Dada esta dimensión eminentemente local de la intimidación a la prensa, la respuesta más adecuada parece ser, también de manera especial, de carácter local. Más allá de lo que pueda esperarse y exigirse a las autoridades federales, en realidad corresponde a las autoridades locales (municipales y estatales, del poder legislativo, ejecutivo y judicial), a los medios locales (los empresarios del sector, los editores y periodistas) y a los propios ciudadanos avecinados en estas localidades (los lectores, el público, los usuarios, como quiera llamárseles), el encontrar los medios más eficaces para proteger y fortalecer el libre ejercicio de la prensa y, en primerísimo lugar, la integridad física de los periodistas.
¿Qué hacer? La pregunta, desde luego, no admite respuestas sencillas. Resultaría extremadamente útil, por ejemplo, que se mejoraran sensiblemente las políticas de seguridad y administración de justicia misma. Es claro que, por ahora, la primera no ha garantizado la integridad de los periodistas, ni la segunda ha impedido la impunidad de los agresores, que es uno de sus incentivos más sólidos para seguir delinquiendo.
La ciudadanía podría, a su vez, ser mucho más exigente con las autoridades en cuanto al desempeño en estas materias, pero también podría ser importante el contar con instancias de participación civil –centros de observación y monitoreo de las actividades de la prensa, redes de protección, iniciativas de apoyo económico a las familias de los periodistas asesinados o desaparecidos, etcétera-. Los medios, por su parte, podrían empezar por elevar las condiciones de seguridad y profesionalización de sus reporteros y periodistas. Los propios editores y periodistas podrían, a su vez, afinar su propio trabajo editorial y de investigación de modo tal que, evitando todo lo posible la autocensura, se puedan identificar y evaluar los riesgos más eminentes.

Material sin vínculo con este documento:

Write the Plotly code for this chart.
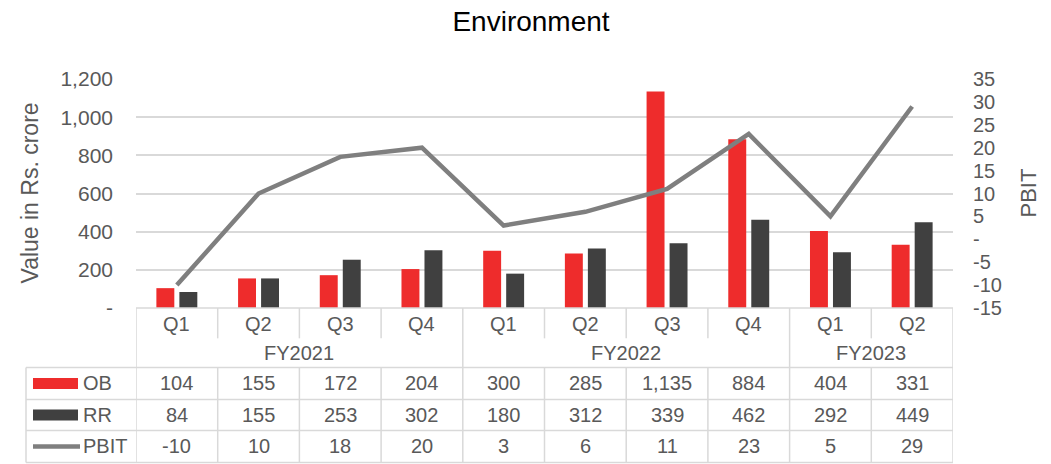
import plotly.graph_objects as go

# ── Data ─────────────────────────────────────────────────────────
fiscal_years = ["FY2021", "FY2021", "FY2021", "FY2021",
                "FY2022", "FY2022", "FY2022", "FY2022",
                "FY2023", "FY2023"]
quarters = ["Q1", "Q2", "Q3", "Q4", "Q1", "Q2", "Q3", "Q4", "Q1", "Q2"]
ob_values = [104, 155, 172, 204, 300, 285, 1135, 884, 404, 331]
rr_values = [84, 155, 253, 302, 180, 312, 339, 462, 292, 449]
pbit_values = [-10, 10, 18, 20, 3, 6, 11, 23, 5, 29]

left_ticks = [0, 200, 400, 600, 800, 1000, 1200]
right_ticks = [-15, -10, -5, 0, 5, 10, 15, 20, 25, 30, 35]

RED = "#EE2C2C"
DARK = "#404040"
LINE_GREY = "#7F7F7F"
TEXT = "#595959"
BORDER = "#D9D9D9"
FONT = "Liberation Sans, Arial, sans-serif"

# ── Geometry (pixels in a 1051x464 page) ─────────────────────────
W, H = 1051, 464
PLOT_L, PLOT_R, PLOT_T, PLOT_B = 136, 953, 79, 307.7


def px_x(px):
    return (px - PLOT_L) / (PLOT_R - PLOT_L)


def px_y(py):
    return (PLOT_B - py) / (PLOT_B - PLOT_T)


categories = [f"{fy} {q}" for fy, q in zip(fiscal_years, quarters)]
n = len(categories)


def fmt_tick(v):
    return "-" if v == 0 else f"{v:,}"


fig = go.Figure()
fig.add_trace(go.Bar(x=categories, y=ob_values, name="OB",
                     marker=dict(color=RED, line_width=0)))
fig.add_trace(go.Bar(x=categories, y=rr_values, name="RR",
                     marker=dict(color=DARK, line_width=0)))
fig.add_trace(go.Scatter(x=categories, y=pbit_values, name="PBIT", yaxis="y2",
                         mode="lines", line=dict(color=LINE_GREY, width=4.5)))

# ── Data table below the plot ────────────────────────────────────
y_top, y_q, y_fy, y_ob, y_rr, y_pbit = 307.7, 338, 367, 399, 430, 462
shapes = []


def hline(py, x0, x1):
    shapes.append(dict(type="line", xref="paper", yref="paper",
                       x0=x0, x1=x1, y0=px_y(py), y1=px_y(py),
                       line=dict(color=BORDER, width=1.5)))


def vline(xv, py0, py1, xref="x"):
    shapes.append(dict(type="line", xref=xref, yref="paper",
                       x0=xv, x1=xv, y0=px_y(py0), y1=px_y(py1),
                       line=dict(color=BORDER, width=1.5)))


hline(y_top, 0, 1)
for py in (y_fy, y_ob, y_rr, y_pbit):
    hline(py, px_x(26), 1)

fy_bounds = [-0.5] + [i + 0.5 for i in range(n - 1) if fiscal_years[i] != fiscal_years[i + 1]] + [n - 0.5]
for i in range(n - 1):
    b = i + 0.5
    if b in fy_bounds:
        continue
    vline(b, y_top, y_q)
    vline(b, y_fy, y_pbit)
for b in fy_bounds:
    vline(b, y_top, y_pbit)
vline(px_x(26), y_fy, y_pbit, xref="paper")

# legend swatches
shapes.append(dict(type="rect", xref="paper", yref="paper", layer="above",
                   x0=px_x(33), x1=px_x(78), y0=px_y(377.5), y1=px_y(388.5),
                   fillcolor=RED, line_width=0))
shapes.append(dict(type="rect", xref="paper", yref="paper", layer="above",
                   x0=px_x(33), x1=px_x(78), y0=px_y(409), y1=px_y(420),
                   fillcolor=DARK, line_width=0))
shapes.append(dict(type="line", xref="paper", yref="paper", layer="above",
                   x0=px_x(33), x1=px_x(80), y0=px_y(446), y1=px_y(446),
                   line=dict(color=LINE_GREY, width=4.5)))

annotations = []
cell_font = dict(family=FONT, size=20, color=TEXT)


def cell(text, xv, py, xref="x", xanchor="center"):
    annotations.append(dict(text=text, x=xv, y=px_y(py), xref=xref, yref="paper",
                            xanchor=xanchor, yanchor="middle", showarrow=False,
                            font=cell_font))


for i in range(n):
    cell(quarters[i], i, (y_top + y_q) / 2 + 1)
    cell(f"{ob_values[i]:,}", i, (y_fy + y_ob) / 2)
    cell(f"{rr_values[i]:,}", i, (y_ob + y_rr) / 2)
    cell(f"{pbit_values[i]:,}", i, (y_rr + y_pbit) / 2)

for k in range(len(fy_bounds) - 1):
    first = int(fy_bounds[k] + 0.5)
    cell(fiscal_years[first], (fy_bounds[k] + fy_bounds[k + 1]) / 2, (y_q + y_fy) / 2)

for label, py in (("OB", (y_fy + y_ob) / 2), ("RR", (y_ob + y_rr) / 2), ("PBIT", (y_rr + y_pbit) / 2)):
    cell(label, px_x(81), py, xref="paper", xanchor="left")

# axis titles
annotations.append(dict(text="Value in Rs. crore", x=px_x(29), y=0.5, xref="paper", yref="paper",
                        textangle=-90, showarrow=False, xanchor="center", yanchor="middle",
                        font=dict(family=FONT, size=23, color=TEXT)))
annotations.append(dict(text="PBIT", x=px_x(1028), y=0.5, xref="paper", yref="paper",
                        textangle=-90, showarrow=False, xanchor="center", yanchor="middle",
                        font=dict(family=FONT, size=22, color=TEXT)))

fig.update_layout(
    width=W, height=H,
    margin=dict(l=PLOT_L, r=W - PLOT_R, t=PLOT_T, b=H - PLOT_B, autoexpand=False),
    paper_bgcolor="white", plot_bgcolor="white",
    title=dict(text="Environment", x=531 / W, xref="container", xanchor="center",
               y=1 - 21 / H, yref="container", yanchor="middle",
               font=dict(family=FONT, size=28, color="#000000")),
    showlegend=False,
    barmode="group", bargap=0.437, bargroupgap=0.22,
    font=dict(family=FONT, size=20, color=TEXT),
    xaxis=dict(type="category", range=[-0.5, n - 0.5], showticklabels=False,
               showgrid=False, zeroline=False, showline=False, fixedrange=True),
    yaxis=dict(range=[0, 1200], tickvals=left_ticks, ticktext=[fmt_tick(v) for v in left_ticks],
               showgrid=True, gridcolor=BORDER, gridwidth=1.5, zeroline=False,
               showline=False, ticks="", ticklabelstandoff=22,
               tickfont=dict(family=FONT, size=21, color=TEXT)),
    yaxis2=dict(range=[-15, 35], overlaying="y", side="right",
                tickvals=right_ticks, ticktext=[fmt_tick(v) for v in right_ticks],
                showgrid=False, zeroline=False, showline=False, ticks="",
                ticklabelstandoff=19,
                tickfont=dict(family=FONT, size=20, color=TEXT)),
    shapes=shapes,
    annotations=annotations,
)

# drop the default 8px page margin so the figure sits at the window origin
fig.write_html("out.html", config={"displayModeBar": False},
               post_script="document.body.style.margin='0';")
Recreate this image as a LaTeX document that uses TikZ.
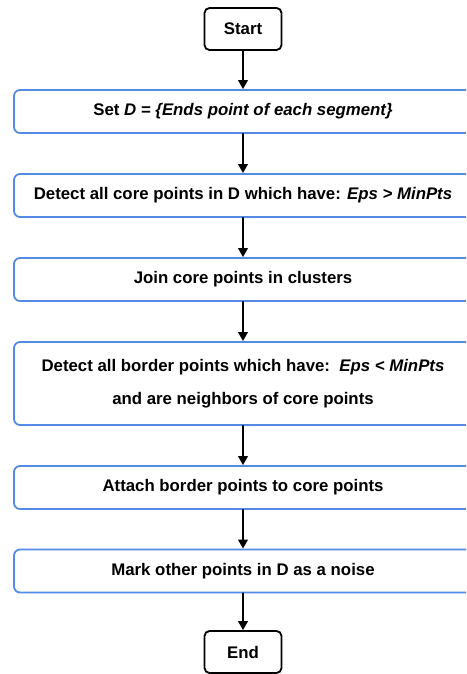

En todo caso, lo que es ineludible es que los actores locales manifiesten en los hechos un compromiso muy firme para que los periodistas y casas editoras realicen su trabajo en condiciones de mayor seguridad. Este compromiso obedece a la más elemental solidaridad hacia los periodistas, pero también, como muestra el caso de El Zócalo de Coahuila, de un agudo sentido de supervivencia democrática. Cada chantaje, desaparición o asesinato contra un periodista es también una amenaza a la democracia de la localidad: confina los derechos de informar y ser informados al cálculo, intereses y pulsaciones psicópatas de grupos ilegales e ilegítimos, al tiempo que evita que la deliberación pública de los asuntos públicos tenga lugar sin el temor de parecer fatídicamente incómodos a estos mismos grupos.